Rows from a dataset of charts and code
========

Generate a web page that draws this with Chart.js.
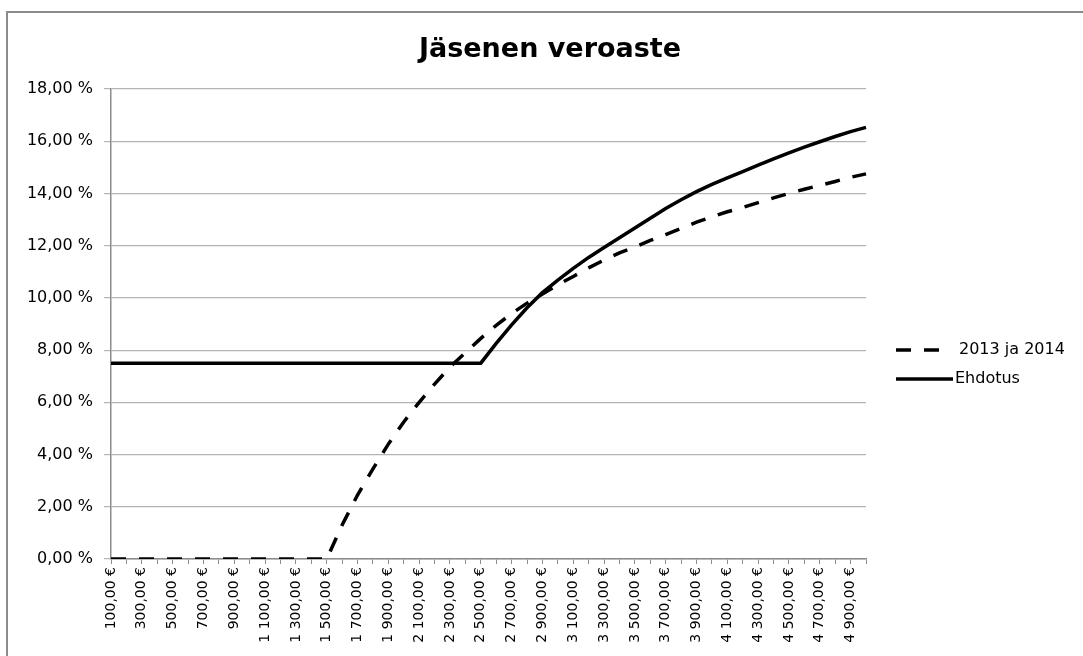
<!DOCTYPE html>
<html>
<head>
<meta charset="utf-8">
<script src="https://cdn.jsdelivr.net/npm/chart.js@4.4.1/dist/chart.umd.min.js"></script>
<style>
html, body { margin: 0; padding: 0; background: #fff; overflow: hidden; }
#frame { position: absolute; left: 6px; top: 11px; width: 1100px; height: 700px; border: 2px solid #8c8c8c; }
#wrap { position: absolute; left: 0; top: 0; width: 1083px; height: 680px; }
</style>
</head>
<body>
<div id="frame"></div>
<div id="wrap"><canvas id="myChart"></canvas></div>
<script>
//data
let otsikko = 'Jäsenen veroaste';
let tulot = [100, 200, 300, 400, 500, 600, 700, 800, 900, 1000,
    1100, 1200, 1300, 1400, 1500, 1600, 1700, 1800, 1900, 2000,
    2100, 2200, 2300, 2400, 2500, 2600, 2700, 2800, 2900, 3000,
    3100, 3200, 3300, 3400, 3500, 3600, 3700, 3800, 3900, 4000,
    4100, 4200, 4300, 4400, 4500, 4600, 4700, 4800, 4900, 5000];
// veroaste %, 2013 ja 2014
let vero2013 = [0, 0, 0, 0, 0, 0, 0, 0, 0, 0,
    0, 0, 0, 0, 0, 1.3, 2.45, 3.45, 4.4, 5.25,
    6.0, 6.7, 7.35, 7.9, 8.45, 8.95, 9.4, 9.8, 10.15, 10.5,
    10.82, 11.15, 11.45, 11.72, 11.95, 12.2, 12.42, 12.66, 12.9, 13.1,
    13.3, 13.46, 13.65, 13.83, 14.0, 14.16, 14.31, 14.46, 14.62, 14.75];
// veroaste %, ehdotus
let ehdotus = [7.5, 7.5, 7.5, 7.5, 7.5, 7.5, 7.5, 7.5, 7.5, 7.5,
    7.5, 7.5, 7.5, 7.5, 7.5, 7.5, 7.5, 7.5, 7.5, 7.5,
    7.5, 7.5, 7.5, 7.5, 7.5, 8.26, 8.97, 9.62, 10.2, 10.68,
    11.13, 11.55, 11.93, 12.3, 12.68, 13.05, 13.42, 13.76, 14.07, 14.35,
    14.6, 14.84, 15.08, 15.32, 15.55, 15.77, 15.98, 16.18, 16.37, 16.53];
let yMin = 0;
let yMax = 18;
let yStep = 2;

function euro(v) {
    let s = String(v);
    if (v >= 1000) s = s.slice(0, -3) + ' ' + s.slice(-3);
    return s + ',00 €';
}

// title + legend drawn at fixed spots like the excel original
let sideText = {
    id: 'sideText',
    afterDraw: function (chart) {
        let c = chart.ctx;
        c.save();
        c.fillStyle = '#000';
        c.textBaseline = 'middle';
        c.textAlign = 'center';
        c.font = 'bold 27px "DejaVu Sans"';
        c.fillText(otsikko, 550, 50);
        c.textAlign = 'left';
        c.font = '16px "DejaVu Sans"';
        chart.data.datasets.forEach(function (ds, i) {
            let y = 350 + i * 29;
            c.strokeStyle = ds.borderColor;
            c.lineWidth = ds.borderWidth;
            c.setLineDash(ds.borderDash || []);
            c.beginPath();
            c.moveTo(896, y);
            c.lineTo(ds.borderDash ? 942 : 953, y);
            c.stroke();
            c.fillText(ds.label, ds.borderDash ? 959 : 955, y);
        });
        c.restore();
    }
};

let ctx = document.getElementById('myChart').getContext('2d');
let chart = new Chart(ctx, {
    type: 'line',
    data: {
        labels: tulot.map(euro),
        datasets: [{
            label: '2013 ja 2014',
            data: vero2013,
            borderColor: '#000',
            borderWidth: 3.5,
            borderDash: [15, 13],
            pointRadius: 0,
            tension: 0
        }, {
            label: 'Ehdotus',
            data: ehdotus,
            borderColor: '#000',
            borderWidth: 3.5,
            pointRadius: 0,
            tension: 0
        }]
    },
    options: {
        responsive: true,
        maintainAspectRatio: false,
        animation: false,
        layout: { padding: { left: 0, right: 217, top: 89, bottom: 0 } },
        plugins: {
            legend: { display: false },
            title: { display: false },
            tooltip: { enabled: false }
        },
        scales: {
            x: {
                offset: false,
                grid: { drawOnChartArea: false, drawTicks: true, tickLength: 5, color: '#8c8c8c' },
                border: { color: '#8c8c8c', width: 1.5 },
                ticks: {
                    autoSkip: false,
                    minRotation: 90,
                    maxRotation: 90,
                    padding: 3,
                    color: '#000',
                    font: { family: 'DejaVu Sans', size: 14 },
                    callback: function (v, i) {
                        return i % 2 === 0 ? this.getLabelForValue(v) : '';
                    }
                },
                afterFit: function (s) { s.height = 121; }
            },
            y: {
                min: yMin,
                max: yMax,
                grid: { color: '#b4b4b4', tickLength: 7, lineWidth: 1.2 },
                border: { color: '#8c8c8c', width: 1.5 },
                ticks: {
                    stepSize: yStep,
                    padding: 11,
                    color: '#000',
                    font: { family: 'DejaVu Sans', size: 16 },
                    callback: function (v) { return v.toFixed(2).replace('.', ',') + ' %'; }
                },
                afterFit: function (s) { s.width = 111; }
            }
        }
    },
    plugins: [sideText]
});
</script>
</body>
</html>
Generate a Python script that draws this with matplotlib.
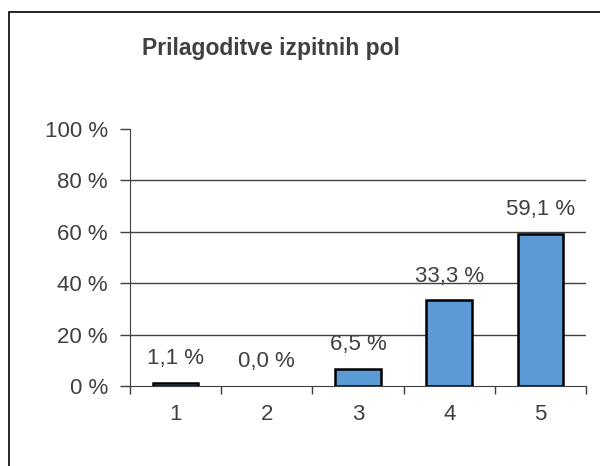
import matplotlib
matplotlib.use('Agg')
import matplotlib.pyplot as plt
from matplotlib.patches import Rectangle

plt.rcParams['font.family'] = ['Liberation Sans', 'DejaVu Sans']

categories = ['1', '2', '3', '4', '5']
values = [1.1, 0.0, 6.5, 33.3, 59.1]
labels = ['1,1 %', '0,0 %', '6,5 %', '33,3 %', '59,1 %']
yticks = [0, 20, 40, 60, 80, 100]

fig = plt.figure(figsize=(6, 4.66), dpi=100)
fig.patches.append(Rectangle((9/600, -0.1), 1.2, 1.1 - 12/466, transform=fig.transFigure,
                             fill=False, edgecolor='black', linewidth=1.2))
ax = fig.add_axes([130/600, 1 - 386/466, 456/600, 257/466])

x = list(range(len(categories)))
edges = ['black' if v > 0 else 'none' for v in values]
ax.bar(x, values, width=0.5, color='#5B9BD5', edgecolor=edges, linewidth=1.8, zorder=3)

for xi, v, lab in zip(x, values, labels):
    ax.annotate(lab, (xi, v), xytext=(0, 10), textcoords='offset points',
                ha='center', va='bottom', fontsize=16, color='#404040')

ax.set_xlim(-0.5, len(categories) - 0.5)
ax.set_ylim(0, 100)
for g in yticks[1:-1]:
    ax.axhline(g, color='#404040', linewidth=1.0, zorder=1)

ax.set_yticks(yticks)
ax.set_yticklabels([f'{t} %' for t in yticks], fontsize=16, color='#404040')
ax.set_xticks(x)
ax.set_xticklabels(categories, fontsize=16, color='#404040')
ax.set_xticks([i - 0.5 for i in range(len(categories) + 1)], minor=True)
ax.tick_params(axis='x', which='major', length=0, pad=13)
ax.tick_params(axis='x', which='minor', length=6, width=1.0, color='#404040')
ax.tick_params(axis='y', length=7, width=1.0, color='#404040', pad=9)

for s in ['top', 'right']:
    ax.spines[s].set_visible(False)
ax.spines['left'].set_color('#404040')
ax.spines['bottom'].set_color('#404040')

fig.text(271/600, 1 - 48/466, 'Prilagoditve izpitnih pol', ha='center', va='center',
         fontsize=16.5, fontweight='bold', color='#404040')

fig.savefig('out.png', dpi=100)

========

**Problem to solve**
Your answer should be a single number: the count of lines in the data that include the word "Generate".

**Written reply**
2